=== INFORMATION PROVIDED ===

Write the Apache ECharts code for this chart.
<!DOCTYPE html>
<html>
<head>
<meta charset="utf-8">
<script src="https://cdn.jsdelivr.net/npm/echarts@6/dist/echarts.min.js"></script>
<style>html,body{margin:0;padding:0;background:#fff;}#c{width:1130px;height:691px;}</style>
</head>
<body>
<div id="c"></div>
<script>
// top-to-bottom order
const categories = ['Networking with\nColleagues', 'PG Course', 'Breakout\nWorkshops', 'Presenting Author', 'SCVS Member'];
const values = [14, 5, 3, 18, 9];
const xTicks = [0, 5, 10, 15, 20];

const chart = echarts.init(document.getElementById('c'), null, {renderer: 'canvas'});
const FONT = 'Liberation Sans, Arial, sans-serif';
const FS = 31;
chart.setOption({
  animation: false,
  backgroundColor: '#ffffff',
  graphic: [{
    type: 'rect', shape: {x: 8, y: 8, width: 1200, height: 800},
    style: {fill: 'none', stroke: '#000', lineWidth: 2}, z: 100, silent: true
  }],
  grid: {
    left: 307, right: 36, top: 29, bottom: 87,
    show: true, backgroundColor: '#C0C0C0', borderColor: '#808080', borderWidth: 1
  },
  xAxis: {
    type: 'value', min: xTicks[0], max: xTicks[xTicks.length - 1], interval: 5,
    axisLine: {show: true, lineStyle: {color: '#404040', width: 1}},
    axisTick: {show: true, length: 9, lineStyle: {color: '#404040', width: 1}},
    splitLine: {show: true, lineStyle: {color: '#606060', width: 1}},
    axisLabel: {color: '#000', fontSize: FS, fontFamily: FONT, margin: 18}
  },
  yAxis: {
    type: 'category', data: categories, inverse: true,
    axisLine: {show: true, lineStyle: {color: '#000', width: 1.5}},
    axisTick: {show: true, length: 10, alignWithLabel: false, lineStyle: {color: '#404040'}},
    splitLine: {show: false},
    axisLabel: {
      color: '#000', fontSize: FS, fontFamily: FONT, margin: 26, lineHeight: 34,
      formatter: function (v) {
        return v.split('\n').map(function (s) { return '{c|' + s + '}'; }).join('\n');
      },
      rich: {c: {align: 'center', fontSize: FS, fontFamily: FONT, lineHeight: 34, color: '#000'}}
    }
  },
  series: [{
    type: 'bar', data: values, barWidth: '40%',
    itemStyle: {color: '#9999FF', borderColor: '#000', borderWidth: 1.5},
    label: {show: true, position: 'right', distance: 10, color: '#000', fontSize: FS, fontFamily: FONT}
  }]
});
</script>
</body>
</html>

===
=== INFORMATION PROVIDED ===

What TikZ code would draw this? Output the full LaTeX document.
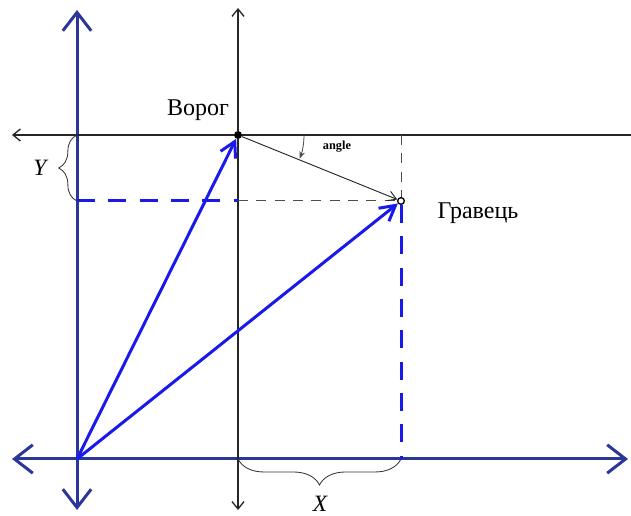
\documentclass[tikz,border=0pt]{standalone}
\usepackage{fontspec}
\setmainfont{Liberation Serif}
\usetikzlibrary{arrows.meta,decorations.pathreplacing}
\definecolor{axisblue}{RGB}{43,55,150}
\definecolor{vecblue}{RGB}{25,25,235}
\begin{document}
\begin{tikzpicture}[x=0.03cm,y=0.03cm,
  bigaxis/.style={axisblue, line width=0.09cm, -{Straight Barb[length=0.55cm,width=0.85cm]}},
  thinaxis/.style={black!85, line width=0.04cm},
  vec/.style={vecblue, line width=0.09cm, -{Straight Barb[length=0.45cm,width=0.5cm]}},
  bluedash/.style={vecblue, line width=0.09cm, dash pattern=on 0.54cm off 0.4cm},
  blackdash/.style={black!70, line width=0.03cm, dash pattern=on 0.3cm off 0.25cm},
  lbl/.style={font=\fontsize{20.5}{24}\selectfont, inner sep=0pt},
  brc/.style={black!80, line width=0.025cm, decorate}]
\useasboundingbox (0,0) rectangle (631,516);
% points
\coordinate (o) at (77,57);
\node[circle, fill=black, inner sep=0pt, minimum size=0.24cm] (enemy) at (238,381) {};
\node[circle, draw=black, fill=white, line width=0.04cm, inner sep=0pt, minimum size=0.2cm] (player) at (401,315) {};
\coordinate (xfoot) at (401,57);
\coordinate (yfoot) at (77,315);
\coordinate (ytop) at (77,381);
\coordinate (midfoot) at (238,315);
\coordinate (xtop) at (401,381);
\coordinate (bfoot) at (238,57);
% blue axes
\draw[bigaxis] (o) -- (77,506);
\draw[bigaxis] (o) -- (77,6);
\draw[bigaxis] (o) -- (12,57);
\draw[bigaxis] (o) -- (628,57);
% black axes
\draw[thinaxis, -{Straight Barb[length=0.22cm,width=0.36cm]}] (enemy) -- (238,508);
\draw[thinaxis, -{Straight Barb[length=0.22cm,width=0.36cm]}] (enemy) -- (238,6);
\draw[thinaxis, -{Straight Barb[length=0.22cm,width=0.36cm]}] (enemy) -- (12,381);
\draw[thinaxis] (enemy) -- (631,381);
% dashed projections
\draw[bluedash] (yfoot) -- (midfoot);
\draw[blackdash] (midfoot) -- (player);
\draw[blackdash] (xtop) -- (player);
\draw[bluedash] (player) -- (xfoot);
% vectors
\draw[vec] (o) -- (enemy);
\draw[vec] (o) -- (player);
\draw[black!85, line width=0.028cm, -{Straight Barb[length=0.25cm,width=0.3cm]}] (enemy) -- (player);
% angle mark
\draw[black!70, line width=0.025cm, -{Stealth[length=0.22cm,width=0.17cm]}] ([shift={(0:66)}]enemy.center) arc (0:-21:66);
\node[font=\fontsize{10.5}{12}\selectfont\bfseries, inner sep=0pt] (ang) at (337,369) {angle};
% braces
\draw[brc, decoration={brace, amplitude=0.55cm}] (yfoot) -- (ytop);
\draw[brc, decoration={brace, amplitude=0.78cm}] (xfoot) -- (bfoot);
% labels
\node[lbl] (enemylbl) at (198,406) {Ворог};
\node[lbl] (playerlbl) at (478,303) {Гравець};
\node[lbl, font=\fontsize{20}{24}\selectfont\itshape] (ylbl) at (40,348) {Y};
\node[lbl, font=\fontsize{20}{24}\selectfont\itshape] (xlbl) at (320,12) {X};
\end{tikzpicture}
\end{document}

===

**EXERCISE INSTRUCTIONS:** Using the material above, report each line where "code" occurs.

**RESPONSE:**
Write the Apache ECharts code for this chart.
What TikZ code would draw this? Output the full LaTeX document.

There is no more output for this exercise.